● **Records shown**:

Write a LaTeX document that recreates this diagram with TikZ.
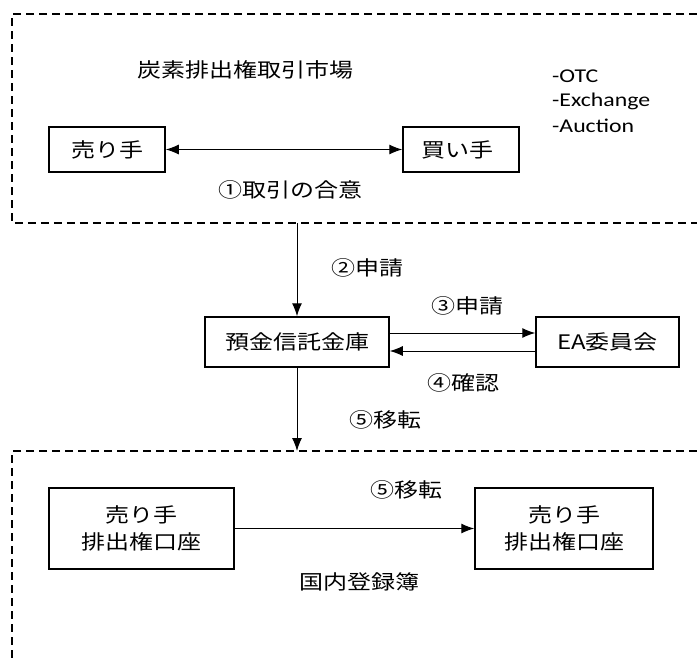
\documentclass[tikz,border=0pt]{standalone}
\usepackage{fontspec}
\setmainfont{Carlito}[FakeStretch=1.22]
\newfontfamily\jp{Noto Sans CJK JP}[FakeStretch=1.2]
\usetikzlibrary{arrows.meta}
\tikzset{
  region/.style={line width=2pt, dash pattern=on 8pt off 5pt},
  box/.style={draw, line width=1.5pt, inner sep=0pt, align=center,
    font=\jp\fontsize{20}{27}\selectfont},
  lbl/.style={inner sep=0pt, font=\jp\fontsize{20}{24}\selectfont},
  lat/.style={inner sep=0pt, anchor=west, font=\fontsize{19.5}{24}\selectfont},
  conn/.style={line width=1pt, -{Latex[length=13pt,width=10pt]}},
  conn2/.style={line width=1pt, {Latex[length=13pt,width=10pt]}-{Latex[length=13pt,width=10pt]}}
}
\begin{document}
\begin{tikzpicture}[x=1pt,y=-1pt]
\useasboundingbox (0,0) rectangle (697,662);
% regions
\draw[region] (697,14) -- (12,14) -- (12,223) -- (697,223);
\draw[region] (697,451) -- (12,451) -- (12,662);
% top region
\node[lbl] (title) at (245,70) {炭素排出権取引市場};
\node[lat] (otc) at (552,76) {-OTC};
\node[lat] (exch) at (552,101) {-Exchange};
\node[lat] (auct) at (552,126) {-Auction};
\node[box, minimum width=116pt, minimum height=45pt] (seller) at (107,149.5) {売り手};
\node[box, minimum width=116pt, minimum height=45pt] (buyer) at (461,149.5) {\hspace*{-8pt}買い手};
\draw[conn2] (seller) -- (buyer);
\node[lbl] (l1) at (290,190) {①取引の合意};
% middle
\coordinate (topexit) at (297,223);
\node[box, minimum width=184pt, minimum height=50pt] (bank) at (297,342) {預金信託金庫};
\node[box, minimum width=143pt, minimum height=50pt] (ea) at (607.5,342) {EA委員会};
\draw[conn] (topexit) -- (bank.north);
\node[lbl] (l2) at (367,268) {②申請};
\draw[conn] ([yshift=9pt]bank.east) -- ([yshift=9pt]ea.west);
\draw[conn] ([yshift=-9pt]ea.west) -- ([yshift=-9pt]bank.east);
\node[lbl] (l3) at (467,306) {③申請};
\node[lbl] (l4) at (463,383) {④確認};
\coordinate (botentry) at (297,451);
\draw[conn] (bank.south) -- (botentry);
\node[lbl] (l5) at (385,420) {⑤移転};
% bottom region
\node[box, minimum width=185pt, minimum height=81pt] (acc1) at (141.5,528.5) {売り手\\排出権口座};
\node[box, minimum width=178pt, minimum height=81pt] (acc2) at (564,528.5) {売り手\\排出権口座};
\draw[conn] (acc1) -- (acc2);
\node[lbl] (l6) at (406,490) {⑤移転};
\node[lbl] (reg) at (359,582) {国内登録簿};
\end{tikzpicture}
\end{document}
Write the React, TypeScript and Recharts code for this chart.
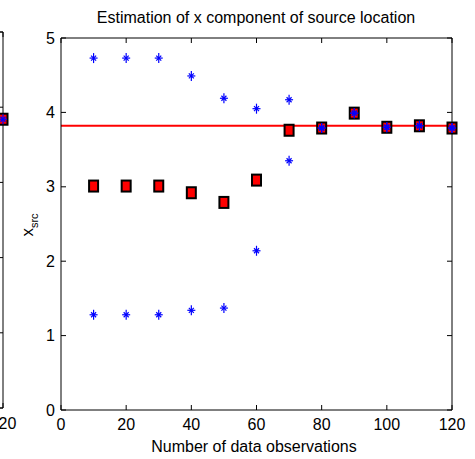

● **Task to complete**: Output an exact copy of the material, with the pictures removed.

● **Worked answer**:
Write a LaTeX document that recreates this diagram with TikZ.
\documentclass[tikz,border=0pt]{standalone}
\usepackage{fontspec}
\setmainfont{Carlito}[FakeStretch=1.22]
\newfontfamily\jp{Noto Sans CJK JP}[FakeStretch=1.2]
\usetikzlibrary{arrows.meta}
\tikzset{
  region/.style={line width=2pt, dash pattern=on 8pt off 5pt},
  box/.style={draw, line width=1.5pt, inner sep=0pt, align=center,
    font=\jp\fontsize{20}{27}\selectfont},
  lbl/.style={inner sep=0pt, font=\jp\fontsize{20}{24}\selectfont},
  lat/.style={inner sep=0pt, anchor=west, font=\fontsize{19.5}{24}\selectfont},
  conn/.style={line width=1pt, -{Latex[length=13pt,width=10pt]}},
  conn2/.style={line width=1pt, {Latex[length=13pt,width=10pt]}-{Latex[length=13pt,width=10pt]}}
}
\begin{document}
\begin{tikzpicture}[x=1pt,y=-1pt]
\useasboundingbox (0,0) rectangle (697,662);
% regions
\draw[region] (697,14) -- (12,14) -- (12,223) -- (697,223);
\draw[region] (697,451) -- (12,451) -- (12,662);
% top region
\node[lbl] (title) at (245,70) {炭素排出権取引市場};
\node[lat] (otc) at (552,76) {-OTC};
\node[lat] (exch) at (552,101) {-Exchange};
\node[lat] (auct) at (552,126) {-Auction};
\node[box, minimum width=116pt, minimum height=45pt] (seller) at (107,149.5) {売り手};
\node[box, minimum width=116pt, minimum height=45pt] (buyer) at (461,149.5) {\hspace*{-8pt}買い手};
\draw[conn2] (seller) -- (buyer);
\node[lbl] (l1) at (290,190) {①取引の合意};
% middle
\coordinate (topexit) at (297,223);
\node[box, minimum width=184pt, minimum height=50pt] (bank) at (297,342) {預金信託金庫};
\node[box, minimum width=143pt, minimum height=50pt] (ea) at (607.5,342) {EA委員会};
\draw[conn] (topexit) -- (bank.north);
\node[lbl] (l2) at (367,268) {②申請};
\draw[conn] ([yshift=9pt]bank.east) -- ([yshift=9pt]ea.west);
\draw[conn] ([yshift=-9pt]ea.west) -- ([yshift=-9pt]bank.east);
\node[lbl] (l3) at (467,306) {③申請};
\node[lbl] (l4) at (463,383) {④確認};
\coordinate (botentry) at (297,451);
\draw[conn] (bank.south) -- (botentry);
\node[lbl] (l5) at (385,420) {⑤移転};
% bottom region
\node[box, minimum width=185pt, minimum height=81pt] (acc1) at (141.5,528.5) {売り手\\排出権口座};
\node[box, minimum width=178pt, minimum height=81pt] (acc2) at (564,528.5) {売り手\\排出権口座};
\draw[conn] (acc1) -- (acc2);
\node[lbl] (l6) at (406,490) {⑤移転};
\node[lbl] (reg) at (359,582) {国内登録簿};
\end{tikzpicture}
\end{document}
Write the React, TypeScript and Recharts code for this chart.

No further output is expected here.